Hybrid: Use MyWiFi for Stages 1-4 (collection through storage), then use the API and webhooks to build custom Stage 5 (activation) integrations tailored to each client's stack.
The hybrid approach is where most sophisticated resellers land. The platform handles the engineering-heavy pipeline infrastructure; the reseller adds value through custom integrations, vertical-specific workflows, and white-labeled reporting.
FAQ
How does MAC randomization affect the data pipeline? MAC randomization means the device MAC changes per network connection. The pipeline cannot use MAC alone as a persistent guest identifier. Captive portal authentication provides the persistent identity. The pipeline binds the randomized MAC to the authenticated profile for session-scoped tracking.
What happens to pipeline data if a guest opts out? The pipeline must support data deletion. When a guest unsubscribes or requests data deletion under GDPR/CCPA, all stages of the pipeline must purge the guest's data — profile, session history, campaign records, and any cached copies. MyWiFi's GDPR-mode automates this.
How real-time is the data pipeline? Portal authentication data is available immediately (sub-second). RADIUS accounting data is available at the interim update interval (typically 5 minutes). Pre-computed analytics update on a schedule (hourly for traffic data, daily for demographic breakdowns). Webhooks fire in real time on portal events.
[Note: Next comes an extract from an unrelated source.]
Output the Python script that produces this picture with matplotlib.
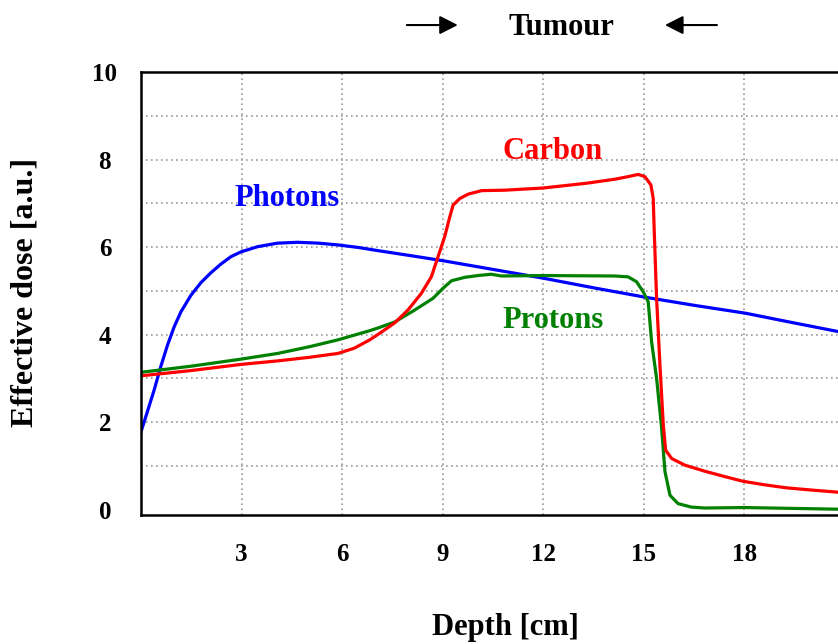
import numpy as np
import matplotlib
matplotlib.use('Agg')
import matplotlib.pyplot as plt


# depth-dose curves
photon_depth = [0, 0.19, 0.39, 0.59, 0.79, 0.99, 1.19, 1.49, 1.79, 2.08, 2.38, 2.68, 2.98,
                3.48, 4.07, 4.67, 5.3, 5.87, 6.5, 7.06, 8.0, 9.0, 10.5, 12.0, 13.5,
                15.08, 16.5, 18.03, 19.4, 20.8, 21.0]
photon_dose = [1.78, 2.24, 2.73, 3.27, 3.76, 4.18, 4.52, 4.90, 5.19, 5.41, 5.61, 5.78, 5.89,
               6.01, 6.09, 6.11, 6.09, 6.05, 5.99, 5.92, 5.81, 5.69, 5.49, 5.29, 5.07,
               4.85, 4.67, 4.49, 4.28, 4.07, 4.04]

carbon_depth = [0, 1.5, 2.98, 4.07, 5.0, 5.87, 6.36, 6.82, 7.06, 7.57, 7.96, 8.36, 8.66,
                8.86, 9.06, 9.21, 9.31, 9.51, 9.76, 10.16, 10.85, 12.0, 13.3, 14.13,
                14.53, 14.83, 15.03, 15.21, 15.28, 15.31, 15.38, 15.48, 15.58, 15.65,
                15.83, 16.22, 16.82, 17.4, 17.96, 18.6, 19.26, 20.0, 20.8, 21.0]
carbon_dose = [3.06, 3.18, 3.32, 3.40, 3.48, 3.57, 3.69, 3.88, 4.00, 4.27, 4.56, 4.94, 5.32,
               5.78, 6.24, 6.69, 6.96, 7.11, 7.21, 7.29, 7.30, 7.35, 7.46, 7.55,
               7.61, 7.66, 7.61, 7.42, 7.11, 6.35, 4.83, 3.30, 1.93, 1.36,
               1.17, 1.02, 0.88, 0.76, 0.65, 0.57, 0.50, 0.45, 0.40, 0.39]

proton_depth = [0, 1.5, 2.98, 4.07, 5.0, 5.87, 6.82, 7.06, 7.57, 8.16, 8.71, 9.01, 9.26,
                9.66, 10.05, 10.45, 10.75, 12.0, 14.13, 14.53, 14.78, 14.98, 15.13,
                15.23, 15.38, 15.53, 15.63, 15.78, 16.02, 16.42, 16.82, 18.0, 21.0]
proton_dose = [3.14, 3.28, 3.44, 3.57, 3.72, 3.88, 4.09, 4.15, 4.29, 4.56, 4.83, 5.06, 5.23,
               5.31, 5.35, 5.38, 5.34, 5.35, 5.34, 5.32, 5.21, 4.98, 4.75,
               3.84, 3.00, 1.86, 0.87, 0.33, 0.14, 0.06, 0.04, 0.05, 0.01]

x_ticks = [3, 6, 9, 12, 15, 18]
y_ticks = list(range(0, 11))
y_labels = [str(v) if v % 2 == 0 else '' for v in y_ticks]

plt.rcParams['font.family'] = ['Liberation Serif', 'DejaVu Serif']
plt.rcParams['font.weight'] = 'bold'

fig = plt.figure(figsize=(8.38, 6.44), dpi=100)
ax = fig.add_axes([141 / 838, 129 / 644, 704 / 838, 443 / 644])

ax.plot(photon_depth, photon_dose, color='#0000ff', lw=2.3, solid_joinstyle='round')
ax.plot(proton_depth, proton_dose, color='#008000', lw=2.3, solid_joinstyle='round')
ax.plot(carbon_depth, carbon_dose, color='#ff0000', lw=2.3, solid_joinstyle='round')

ax.set_xlim(0, 21)
ax.set_ylim(-0.12, 10)
ax.set_xticks(x_ticks)
ax.set_xticklabels([str(v) for v in x_ticks], fontsize=18, fontweight='bold')
ax.set_yticks(y_ticks)
ax.set_yticklabels(y_labels, fontsize=18, fontweight='bold', ha='center')
ax.tick_params(axis='x', length=0, pad=20)
ax.tick_params(axis='y', length=0, pad=26)
ax.grid(True, color='#999999', linestyle=(0, (1, 2)), linewidth=1.2)
ax.yaxis.get_gridlines()[0].set_visible(False)
for s in ax.spines.values():
    s.set_linewidth(1.8)
    s.set_color('black')

# curve labels
ax.text(4.37, 7.10, 'Photons', color='#0000ff', fontsize=22, fontweight='bold', ha='center', va='center')
ax.text(12.28, 8.19, 'Carbon', color='#ff0000', fontsize=22, fontweight='bold', ha='center', va='center')
ax.text(12.28, 4.33, 'Protons', color='#008000', fontsize=22, fontweight='bold', ha='center', va='center')

# tumour marker above the plot
ty = 1.106
ax.text(12.55, ty - 0.006, 'Tumour', transform=ax.get_xaxis_transform(), fontsize=22,
        fontweight='bold', ha='center', va='center')
arrow = dict(arrowstyle='-|>,head_length=0.55,head_width=0.28', color='black', lw=1.5,
             mutation_scale=20, shrinkA=0, shrinkB=0)
ax.annotate('', xy=(9.45, ty), xytext=(7.93, ty), xycoords=('data', 'axes fraction'),
            textcoords=('data', 'axes fraction'), arrowprops=arrow, annotation_clip=False)
ax.annotate('', xy=(15.63, ty), xytext=(17.18, ty), xycoords=('data', 'axes fraction'),
            textcoords=('data', 'axes fraction'), arrowprops=arrow, annotation_clip=False)

fig.text(25 / 838, 1 - 292 / 644, 'Effective dose [a.u.]', rotation=90, fontsize=23,
         fontweight='bold', ha='center', va='center')
fig.text(505 / 838, 1 - 628 / 644, 'Depth [cm]', fontsize=22, fontweight='bold',
         ha='center', va='center')

fig.savefig('out.png', dpi=100)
Can the pipeline handle offline periods? If the WAN connection between the AP and cloud platform drops, guest authentication will fail (guests cannot connect to the portal). Some hardware supports a local fallback mode — granting access without authentication during outages. Session data may be buffered locally and replayed when connectivity returns, depending on the hardware vendor.
What data volume does a typical deployment generate? A single location with 500 daily guests generates approximately 500 guest records per day, 2,000-5,000 session events per day (including interim updates), and 10-50 MB of raw data per day. A 100-location deployment generates approximately 500 GB of raw data per year before aggregation and retention policies.